[Source records]
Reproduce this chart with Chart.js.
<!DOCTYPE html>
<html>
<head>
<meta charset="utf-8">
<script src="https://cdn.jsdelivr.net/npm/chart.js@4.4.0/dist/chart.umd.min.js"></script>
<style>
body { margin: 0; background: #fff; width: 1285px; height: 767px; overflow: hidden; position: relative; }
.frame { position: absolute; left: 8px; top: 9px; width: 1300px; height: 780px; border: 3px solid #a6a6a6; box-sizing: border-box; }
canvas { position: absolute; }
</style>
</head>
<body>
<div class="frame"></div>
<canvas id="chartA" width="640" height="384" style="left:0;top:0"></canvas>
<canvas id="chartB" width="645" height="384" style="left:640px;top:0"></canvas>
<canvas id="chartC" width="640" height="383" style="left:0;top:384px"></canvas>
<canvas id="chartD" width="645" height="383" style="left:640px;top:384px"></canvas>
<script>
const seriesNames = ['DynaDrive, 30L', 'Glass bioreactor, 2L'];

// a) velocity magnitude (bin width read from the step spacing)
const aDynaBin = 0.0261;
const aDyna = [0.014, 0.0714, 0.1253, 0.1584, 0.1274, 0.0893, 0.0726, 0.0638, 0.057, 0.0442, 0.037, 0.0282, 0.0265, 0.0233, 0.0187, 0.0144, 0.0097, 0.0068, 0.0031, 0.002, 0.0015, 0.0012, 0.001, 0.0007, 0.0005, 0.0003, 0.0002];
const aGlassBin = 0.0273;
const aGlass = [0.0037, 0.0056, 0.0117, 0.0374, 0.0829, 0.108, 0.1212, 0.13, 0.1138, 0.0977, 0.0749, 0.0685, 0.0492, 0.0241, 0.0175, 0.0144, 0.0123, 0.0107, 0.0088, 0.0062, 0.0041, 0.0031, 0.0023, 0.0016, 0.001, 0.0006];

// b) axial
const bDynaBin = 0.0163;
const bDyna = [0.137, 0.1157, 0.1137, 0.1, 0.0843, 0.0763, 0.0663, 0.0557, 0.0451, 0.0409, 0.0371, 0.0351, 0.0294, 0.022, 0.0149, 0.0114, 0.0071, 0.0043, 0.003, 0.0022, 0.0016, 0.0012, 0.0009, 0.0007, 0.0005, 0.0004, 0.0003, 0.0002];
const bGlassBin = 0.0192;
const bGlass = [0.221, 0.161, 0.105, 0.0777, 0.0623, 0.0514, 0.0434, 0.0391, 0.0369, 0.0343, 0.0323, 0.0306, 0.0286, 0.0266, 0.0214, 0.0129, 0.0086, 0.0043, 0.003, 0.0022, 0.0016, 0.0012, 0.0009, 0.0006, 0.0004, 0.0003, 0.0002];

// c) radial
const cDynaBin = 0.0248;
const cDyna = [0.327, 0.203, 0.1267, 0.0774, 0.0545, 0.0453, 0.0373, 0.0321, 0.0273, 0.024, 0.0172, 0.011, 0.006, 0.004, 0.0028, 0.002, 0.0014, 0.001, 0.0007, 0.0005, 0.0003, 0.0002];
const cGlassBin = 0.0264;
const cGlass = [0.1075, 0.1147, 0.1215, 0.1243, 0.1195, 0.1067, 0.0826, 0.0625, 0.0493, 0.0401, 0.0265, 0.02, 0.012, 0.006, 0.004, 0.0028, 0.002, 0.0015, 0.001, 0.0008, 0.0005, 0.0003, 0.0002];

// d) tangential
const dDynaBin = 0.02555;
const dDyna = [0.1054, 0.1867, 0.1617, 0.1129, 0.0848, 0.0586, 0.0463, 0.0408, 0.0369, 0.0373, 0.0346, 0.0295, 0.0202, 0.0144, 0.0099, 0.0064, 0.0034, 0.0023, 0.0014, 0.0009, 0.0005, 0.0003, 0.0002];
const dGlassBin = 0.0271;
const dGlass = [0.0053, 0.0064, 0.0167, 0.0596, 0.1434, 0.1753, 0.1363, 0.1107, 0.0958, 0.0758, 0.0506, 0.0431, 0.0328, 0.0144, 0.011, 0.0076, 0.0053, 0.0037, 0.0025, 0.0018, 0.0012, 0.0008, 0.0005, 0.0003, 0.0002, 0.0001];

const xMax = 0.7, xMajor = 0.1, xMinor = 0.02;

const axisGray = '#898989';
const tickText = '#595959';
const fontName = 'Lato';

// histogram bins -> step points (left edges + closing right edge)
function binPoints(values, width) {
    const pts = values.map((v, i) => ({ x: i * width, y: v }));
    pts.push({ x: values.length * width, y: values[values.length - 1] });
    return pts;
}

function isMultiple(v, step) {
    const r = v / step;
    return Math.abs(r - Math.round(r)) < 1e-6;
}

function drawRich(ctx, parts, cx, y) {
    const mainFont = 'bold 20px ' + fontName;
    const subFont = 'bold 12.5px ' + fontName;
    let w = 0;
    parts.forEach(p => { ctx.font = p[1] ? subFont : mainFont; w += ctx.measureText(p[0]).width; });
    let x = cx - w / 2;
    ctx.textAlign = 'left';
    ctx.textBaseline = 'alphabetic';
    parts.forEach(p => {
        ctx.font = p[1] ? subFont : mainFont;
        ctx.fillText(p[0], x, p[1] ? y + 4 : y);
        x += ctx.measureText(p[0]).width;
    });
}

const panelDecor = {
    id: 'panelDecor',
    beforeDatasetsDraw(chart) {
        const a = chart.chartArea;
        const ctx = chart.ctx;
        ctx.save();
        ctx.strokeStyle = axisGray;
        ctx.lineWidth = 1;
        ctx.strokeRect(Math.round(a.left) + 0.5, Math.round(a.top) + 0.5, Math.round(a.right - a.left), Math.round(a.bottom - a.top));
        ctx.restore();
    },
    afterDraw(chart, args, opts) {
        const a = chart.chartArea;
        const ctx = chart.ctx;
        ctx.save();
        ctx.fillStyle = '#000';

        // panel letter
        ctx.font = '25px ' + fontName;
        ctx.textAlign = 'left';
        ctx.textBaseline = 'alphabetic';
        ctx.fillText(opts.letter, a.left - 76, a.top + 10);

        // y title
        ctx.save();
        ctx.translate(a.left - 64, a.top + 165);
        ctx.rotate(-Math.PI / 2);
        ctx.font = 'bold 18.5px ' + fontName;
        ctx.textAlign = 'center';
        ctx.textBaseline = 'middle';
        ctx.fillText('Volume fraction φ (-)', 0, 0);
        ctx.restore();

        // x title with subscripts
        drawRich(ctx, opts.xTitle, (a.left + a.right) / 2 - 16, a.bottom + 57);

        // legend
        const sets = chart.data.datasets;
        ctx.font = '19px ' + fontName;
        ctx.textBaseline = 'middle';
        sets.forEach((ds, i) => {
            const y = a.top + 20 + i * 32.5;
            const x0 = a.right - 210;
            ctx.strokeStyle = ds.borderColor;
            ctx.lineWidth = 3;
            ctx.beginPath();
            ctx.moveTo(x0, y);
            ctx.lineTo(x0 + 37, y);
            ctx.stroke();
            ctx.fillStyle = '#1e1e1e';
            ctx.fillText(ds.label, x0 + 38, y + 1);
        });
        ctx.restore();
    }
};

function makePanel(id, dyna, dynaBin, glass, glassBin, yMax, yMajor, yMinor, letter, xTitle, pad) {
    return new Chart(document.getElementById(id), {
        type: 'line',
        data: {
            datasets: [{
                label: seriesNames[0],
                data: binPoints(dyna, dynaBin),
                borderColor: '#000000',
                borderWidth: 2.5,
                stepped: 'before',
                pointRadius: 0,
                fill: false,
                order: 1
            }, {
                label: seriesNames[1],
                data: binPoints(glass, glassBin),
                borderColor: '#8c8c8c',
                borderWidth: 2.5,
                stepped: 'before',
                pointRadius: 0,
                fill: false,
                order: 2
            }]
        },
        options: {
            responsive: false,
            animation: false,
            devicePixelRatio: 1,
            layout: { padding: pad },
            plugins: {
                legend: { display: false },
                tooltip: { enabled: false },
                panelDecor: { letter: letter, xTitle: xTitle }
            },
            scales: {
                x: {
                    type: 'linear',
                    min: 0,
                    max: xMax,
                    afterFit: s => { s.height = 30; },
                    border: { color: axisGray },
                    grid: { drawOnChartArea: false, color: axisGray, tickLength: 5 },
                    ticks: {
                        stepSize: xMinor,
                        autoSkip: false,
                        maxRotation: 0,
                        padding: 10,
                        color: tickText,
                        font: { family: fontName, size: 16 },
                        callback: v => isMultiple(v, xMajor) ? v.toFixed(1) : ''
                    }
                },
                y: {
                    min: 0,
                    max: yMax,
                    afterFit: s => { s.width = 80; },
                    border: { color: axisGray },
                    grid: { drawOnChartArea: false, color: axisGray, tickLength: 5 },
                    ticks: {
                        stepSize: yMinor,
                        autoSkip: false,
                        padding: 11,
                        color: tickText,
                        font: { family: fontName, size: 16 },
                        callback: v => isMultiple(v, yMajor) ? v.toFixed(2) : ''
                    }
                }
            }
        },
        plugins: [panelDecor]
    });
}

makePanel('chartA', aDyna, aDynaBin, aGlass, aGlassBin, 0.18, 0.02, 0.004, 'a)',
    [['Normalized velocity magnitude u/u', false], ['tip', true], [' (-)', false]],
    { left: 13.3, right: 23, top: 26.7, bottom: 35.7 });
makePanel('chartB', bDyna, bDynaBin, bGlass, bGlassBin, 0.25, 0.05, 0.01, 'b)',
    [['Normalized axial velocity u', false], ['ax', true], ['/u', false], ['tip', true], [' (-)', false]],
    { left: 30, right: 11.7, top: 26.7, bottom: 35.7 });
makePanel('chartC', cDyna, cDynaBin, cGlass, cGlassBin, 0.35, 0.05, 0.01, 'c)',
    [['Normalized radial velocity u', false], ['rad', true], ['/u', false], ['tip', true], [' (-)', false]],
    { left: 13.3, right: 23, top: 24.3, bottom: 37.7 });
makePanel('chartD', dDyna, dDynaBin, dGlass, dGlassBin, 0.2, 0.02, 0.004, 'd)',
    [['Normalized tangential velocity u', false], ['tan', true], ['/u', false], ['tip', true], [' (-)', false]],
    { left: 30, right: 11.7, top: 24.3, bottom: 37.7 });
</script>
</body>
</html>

--

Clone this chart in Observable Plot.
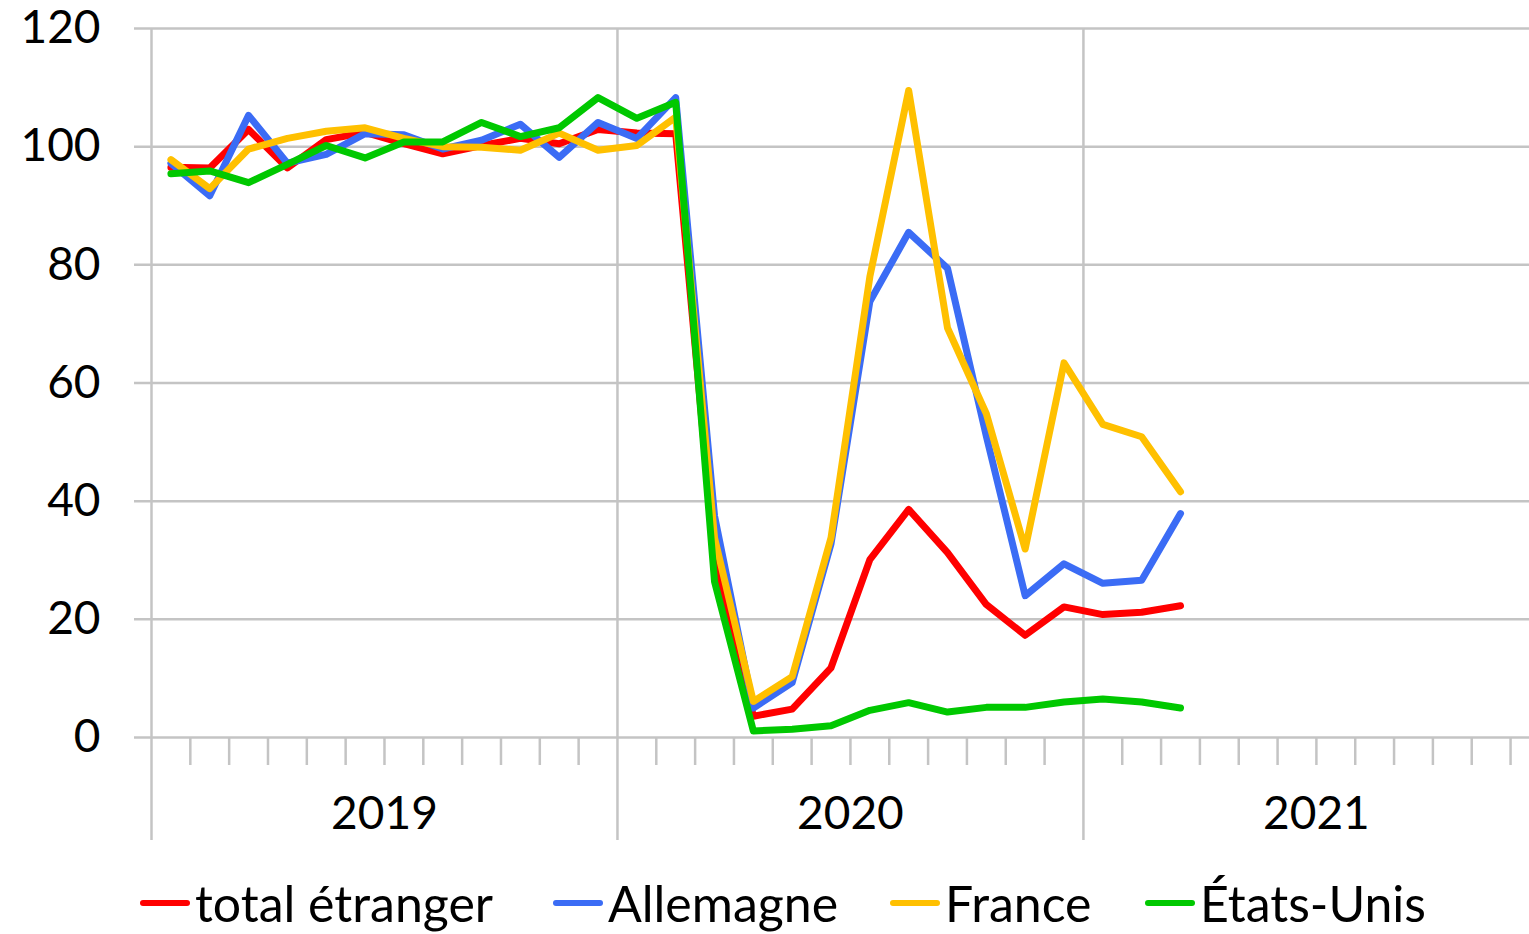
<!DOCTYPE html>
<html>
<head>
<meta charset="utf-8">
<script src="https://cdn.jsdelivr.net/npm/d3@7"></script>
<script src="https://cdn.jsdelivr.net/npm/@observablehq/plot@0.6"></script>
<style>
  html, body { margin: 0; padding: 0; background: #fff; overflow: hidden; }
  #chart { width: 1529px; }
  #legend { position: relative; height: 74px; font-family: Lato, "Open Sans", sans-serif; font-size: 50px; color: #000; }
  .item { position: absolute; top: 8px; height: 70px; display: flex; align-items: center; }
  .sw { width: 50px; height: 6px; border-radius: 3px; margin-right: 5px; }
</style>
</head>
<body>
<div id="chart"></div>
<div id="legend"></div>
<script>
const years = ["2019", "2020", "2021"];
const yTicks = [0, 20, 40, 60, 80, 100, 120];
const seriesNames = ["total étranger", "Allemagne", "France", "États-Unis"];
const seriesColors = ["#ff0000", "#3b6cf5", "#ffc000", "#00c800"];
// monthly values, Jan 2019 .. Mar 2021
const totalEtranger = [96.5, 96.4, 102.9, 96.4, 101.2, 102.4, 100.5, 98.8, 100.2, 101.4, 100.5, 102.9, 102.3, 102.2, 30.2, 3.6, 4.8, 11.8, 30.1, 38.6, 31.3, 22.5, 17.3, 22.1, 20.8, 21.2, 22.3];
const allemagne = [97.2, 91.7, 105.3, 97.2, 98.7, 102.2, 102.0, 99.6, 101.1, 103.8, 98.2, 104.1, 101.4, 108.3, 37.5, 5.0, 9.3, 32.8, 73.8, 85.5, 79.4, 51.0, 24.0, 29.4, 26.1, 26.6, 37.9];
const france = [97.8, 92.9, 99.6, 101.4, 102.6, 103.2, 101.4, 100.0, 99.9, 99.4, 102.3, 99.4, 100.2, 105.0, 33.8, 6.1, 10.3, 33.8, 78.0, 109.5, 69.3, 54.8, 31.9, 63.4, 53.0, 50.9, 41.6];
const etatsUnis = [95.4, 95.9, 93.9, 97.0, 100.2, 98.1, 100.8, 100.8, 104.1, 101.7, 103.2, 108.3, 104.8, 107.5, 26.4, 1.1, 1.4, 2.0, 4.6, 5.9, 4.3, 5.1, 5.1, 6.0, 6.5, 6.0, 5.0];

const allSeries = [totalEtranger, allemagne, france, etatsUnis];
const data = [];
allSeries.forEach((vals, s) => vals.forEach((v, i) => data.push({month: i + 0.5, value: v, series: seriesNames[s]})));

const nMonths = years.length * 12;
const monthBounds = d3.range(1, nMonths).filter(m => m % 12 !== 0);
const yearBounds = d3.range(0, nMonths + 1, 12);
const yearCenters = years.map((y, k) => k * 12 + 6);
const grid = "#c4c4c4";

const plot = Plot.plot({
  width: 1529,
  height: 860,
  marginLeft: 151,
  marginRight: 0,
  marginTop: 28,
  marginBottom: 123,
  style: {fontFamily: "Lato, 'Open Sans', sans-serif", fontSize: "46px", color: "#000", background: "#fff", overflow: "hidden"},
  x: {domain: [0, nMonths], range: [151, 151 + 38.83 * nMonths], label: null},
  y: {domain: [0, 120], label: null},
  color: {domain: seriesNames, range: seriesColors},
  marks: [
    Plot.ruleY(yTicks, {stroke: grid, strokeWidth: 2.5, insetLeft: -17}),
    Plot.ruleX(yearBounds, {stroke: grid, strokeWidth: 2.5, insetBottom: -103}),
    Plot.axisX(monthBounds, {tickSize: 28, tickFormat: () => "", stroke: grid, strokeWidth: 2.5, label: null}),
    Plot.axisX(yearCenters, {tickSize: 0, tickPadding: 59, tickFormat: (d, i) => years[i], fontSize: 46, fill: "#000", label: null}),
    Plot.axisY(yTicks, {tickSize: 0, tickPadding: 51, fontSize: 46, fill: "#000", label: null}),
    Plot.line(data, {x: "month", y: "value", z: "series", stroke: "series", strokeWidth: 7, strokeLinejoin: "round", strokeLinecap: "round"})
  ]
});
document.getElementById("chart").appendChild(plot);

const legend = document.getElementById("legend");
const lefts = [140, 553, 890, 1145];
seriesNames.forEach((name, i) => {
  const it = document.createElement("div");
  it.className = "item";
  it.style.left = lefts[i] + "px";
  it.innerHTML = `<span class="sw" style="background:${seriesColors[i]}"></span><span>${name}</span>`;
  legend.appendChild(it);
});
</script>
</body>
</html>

What is asked: Output nothing except the lines from the line with "Reproduce this chart with Chart.js." through the line with "const seriesNames = ['DynaDrive, 30L', 'Glass", copied exactly, end lines included.

Written solution:
Reproduce this chart with Chart.js.
<!DOCTYPE html>
<html>
<head>
<meta charset="utf-8">
<script src="https://cdn.jsdelivr.net/npm/chart.js@4.4.0/dist/chart.umd.min.js"></script>
<style>
body { margin: 0; background: #fff; width: 1285px; height: 767px; overflow: hidden; position: relative; }
.frame { position: absolute; left: 8px; top: 9px; width: 1300px; height: 780px; border: 3px solid #a6a6a6; box-sizing: border-box; }
canvas { position: absolute; }
</style>
</head>
<body>
<div class="frame"></div>
<canvas id="chartA" width="640" height="384" style="left:0;top:0"></canvas>
<canvas id="chartB" width="645" height="384" style="left:640px;top:0"></canvas>
<canvas id="chartC" width="640" height="383" style="left:0;top:384px"></canvas>
<canvas id="chartD" width="645" height="383" style="left:640px;top:384px"></canvas>
<script>
const seriesNames = ['DynaDrive, 30L', 'Glass bioreactor, 2L'];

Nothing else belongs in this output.